Im Dezember 2010 hatte das Konsortium die ersten 51 Prozent der Steag von Evonik gekauft. Kaufpreis: 649 Mio Euro.
Im Januar 2011 hatten die Stadt- und Aufsichtsräte bereits den Kauf der weiteren 49 Prozent beschlossen. Der Kaufpreis ist mit 594 Mio Euro angegeben.
Die viel zitierte „Option“ bezieht sich nur auf den Zeitpunkt der Komplettübernahme: Die Stadtwerke können ab 2014 bis Ende 2015 ihre Call-Option ziehen, danach kann Evonik in 2016 mit der „Put-Option“ den Zeitpunkt des Anteilswechsels bestimmen.
Umso länger die Stadtwerke allerdings warten, um so teurer wird es: Den noch ausstehenden Kaufpreis für die zweite Tranche bekommt Evonik seit 2011 mit fünf Prozent verzinst, ab 2014 wären es sieben Prozent – das sind im Jahr stolze 41,5 Mio Euro. (ib)
Die Stadtwerke Essen müssten für ihren Anteil am 49-Prozent-Rest rund 28,5 Millionen Euro aufbringen, aber dass es dazu kommt, ist keineswegs sicher: „Ich teile nicht die Auffassung, nur weil wir A gekauft haben, müssten wir auch B kaufen“, sagte CDU-Fraktionschef Thomas Kufen, obwohl: Steag sei unter den schwierigen Rahmenbedingungen „noch einigermaßen gut weggekommen“.
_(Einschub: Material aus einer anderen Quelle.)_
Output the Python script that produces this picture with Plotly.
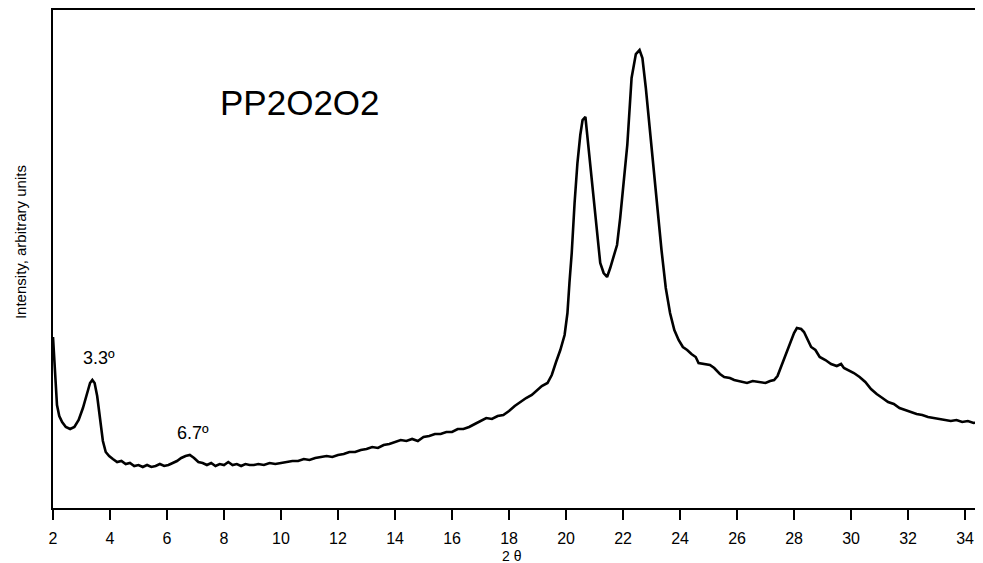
import plotly.graph_objects as go

# 2-theta (degrees) and intensity (arbitrary units)
two_theta = [
    2.00, 2.04, 2.08, 2.14, 2.22, 2.32, 2.45, 2.60, 2.75, 2.90,
    3.05, 3.18, 3.30, 3.38, 3.46, 3.55, 3.65, 3.75, 3.85, 3.97,
    4.10, 4.25, 4.40, 4.55, 4.70, 4.85, 5.00, 5.15, 5.30, 5.45,
    5.60, 5.75, 5.90, 6.05, 6.20, 6.35, 6.50, 6.65, 6.80, 6.95,
    7.10, 7.25, 7.40, 7.55, 7.70, 7.85, 8.00, 8.15, 8.30, 8.45,
    8.60, 8.75, 8.90, 9.05, 9.20, 9.40, 9.60, 9.80, 10.00, 10.20,
    10.40, 10.60, 10.80, 11.00, 11.20, 11.40, 11.60, 11.80, 12.00, 12.20,
    12.40, 12.60, 12.80, 13.00, 13.20, 13.40, 13.60, 13.80, 14.00, 14.20,
    14.40, 14.60, 14.80, 15.00, 15.20, 15.40, 15.60, 15.80, 16.00, 16.20,
    16.40, 16.60, 16.80, 17.00, 17.20, 17.40, 17.60, 17.80, 18.00, 18.20,
    18.40, 18.60, 18.80, 19.00, 19.15, 19.35, 19.50, 19.65, 19.80, 19.95,
    20.05, 20.12, 20.20, 20.30, 20.40, 20.50, 20.58, 20.68, 20.78, 20.90,
    21.00, 21.10, 21.20, 21.32, 21.44, 21.55, 21.65, 21.79, 21.90, 22.00,
    22.15, 22.30, 22.45, 22.58, 22.68, 22.80, 22.95, 23.10, 23.25, 23.35,
    23.50, 23.65, 23.80, 23.95, 24.10, 24.25, 24.40, 24.55, 24.65, 24.80,
    25.05, 25.20, 25.40, 25.55, 25.75, 25.90, 26.10, 26.35, 26.55, 26.80,
    27.00, 27.16, 27.30, 27.42, 27.55, 27.70, 27.85, 28.00, 28.10, 28.25,
    28.35, 28.50, 28.60, 28.75, 28.90, 29.10, 29.30, 29.50, 29.65, 29.75,
    29.90, 30.10, 30.30, 30.50, 30.70, 30.90, 31.10, 31.30, 31.50, 31.70,
    31.90, 32.10, 32.30, 32.50, 32.70, 32.90, 33.10, 33.30, 33.50, 33.70,
    33.90, 34.10, 34.30, 34.50, 34.63,
]
intensity = [
    171, 148, 123, 103, 92, 86, 81, 79, 81, 88,
    100, 114, 125, 128, 125, 112, 88, 67, 56, 52,
    49, 46, 47, 44, 45, 42, 43, 41, 43, 41,
    42, 44, 42, 43, 45, 47, 50, 52, 53, 50,
    46, 45, 43, 45, 42, 44, 43, 46, 43, 44,
    42, 44, 43, 43, 44, 43, 45, 44, 45, 46,
    47, 47, 49, 48, 50, 51, 52, 51, 53, 54,
    56, 56, 58, 59, 61, 60, 63, 64, 66, 68,
    67, 69, 67, 71, 72, 74, 74, 76, 76, 79,
    79, 81, 84, 87, 90, 89, 92, 93, 97, 102,
    106, 110, 113, 118, 122, 125, 133, 146, 158, 173,
    195, 225, 255, 305, 345, 373, 388, 391, 362, 328,
    300, 268, 245, 235, 231, 240, 250, 263, 290, 320,
    363, 430, 454, 458, 450, 420, 375, 335, 290, 258,
    220, 195, 178, 168, 161, 158, 154, 151, 145, 144,
    143, 140, 134, 131, 130, 128, 127, 125, 127, 126,
    125, 127, 128, 132, 142, 154, 165, 175, 180, 179,
    176, 166, 161, 158, 151, 148, 144, 142, 144, 140,
    138, 135, 131, 126, 119, 114, 110, 106, 104, 100,
    98, 96, 94, 93, 91, 90, 89, 88, 87, 88,
    86, 87, 85, 86, 85,
]

x_ticks = [2, 4, 6, 8, 10, 12, 14, 16, 18, 20, 22, 24, 26, 28, 30, 32, 34]

sample_name = "PP2O2O2"
peak_labels = [("3.3º", 3.61, 150), ("6.7º", 6.91, 75)]

FONT = "Liberation Sans, Arial, Helvetica, sans-serif"

fig = go.Figure()
fig.add_trace(go.Scatter(
    x=two_theta, y=intensity, mode="lines",
    line=dict(color="black", width=2.6, shape="linear"),
    showlegend=False, hoverinfo="skip",
))

annotations = [
    dict(text=sample_name, x=10.67, y=406, xref="x", yref="y",
         showarrow=False, font=dict(family=FONT, size=35, color="black"),
         xanchor="center", yanchor="middle"),
    dict(text="2 θ", x=18.1, y=-0.097, xref="x", yref="paper",
         showarrow=False, font=dict(family=FONT, size=14, color="black"),
         xanchor="center", yanchor="middle"),
    dict(text="Intensity, arbitrary units", x=-0.0355, y=0.534,
         xref="paper", yref="paper", textangle=-90, showarrow=False,
         font=dict(family=FONT, size=15, color="black"),
         xanchor="center", yanchor="middle"),
]
for txt, px, py in peak_labels:
    annotations.append(dict(text=txt, x=px, y=py, xref="x", yref="y",
                            showarrow=False,
                            font=dict(family=FONT, size=18, color="black"),
                            xanchor="center", yanchor="middle"))

# the page body adds an 8px offset, so the figure is 8px smaller
fig.update_layout(
    width=975, height=555,
    margin=dict(l=45, r=0, t=2, b=55),
    paper_bgcolor="white", plot_bgcolor="white",
    font=dict(family=FONT, size=16, color="black"),
    annotations=annotations,
    xaxis=dict(
        range=[2, 34.63], tickmode="array", tickvals=x_ticks,
        ticktext=[str(t) for t in x_ticks],
        ticks="outside", ticklen=10, tickwidth=1.5, tickcolor="black",
        ticklabelstandoff=5,
        showline=True, linecolor="black", linewidth=1.5, mirror=True,
        showgrid=False, zeroline=False,
        tickfont=dict(family=FONT, size=16, color="black"),
    ),
    yaxis=dict(
        range=[0, 498], showticklabels=False, ticks="",
        showline=True, linecolor="black", linewidth=1.5, mirror=False,
        showgrid=False, zeroline=False,
    ),
)

fig.write_html("out.html")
Die SPD neigt eher zum Kauf, um dann in Ruhe einen Investor zu suchen, wiewohl Fraktionschef Rainer Marschan ein ungutes Gefühl beschleicht: „Für uns ist wichtig, dass wir nicht über den Tisch gezogen werden.“ Stadtwerke-Vorstand Bückemeyer sieht die Steag in einer „Transformationsphase“, eine Delle, die sich für die Gesellschafter als „suboptimal“ erweist. Macquarie strickt am Finanzkonzept, für die Komplettübernahme durch Stadtwerke, dann will man weitersehen.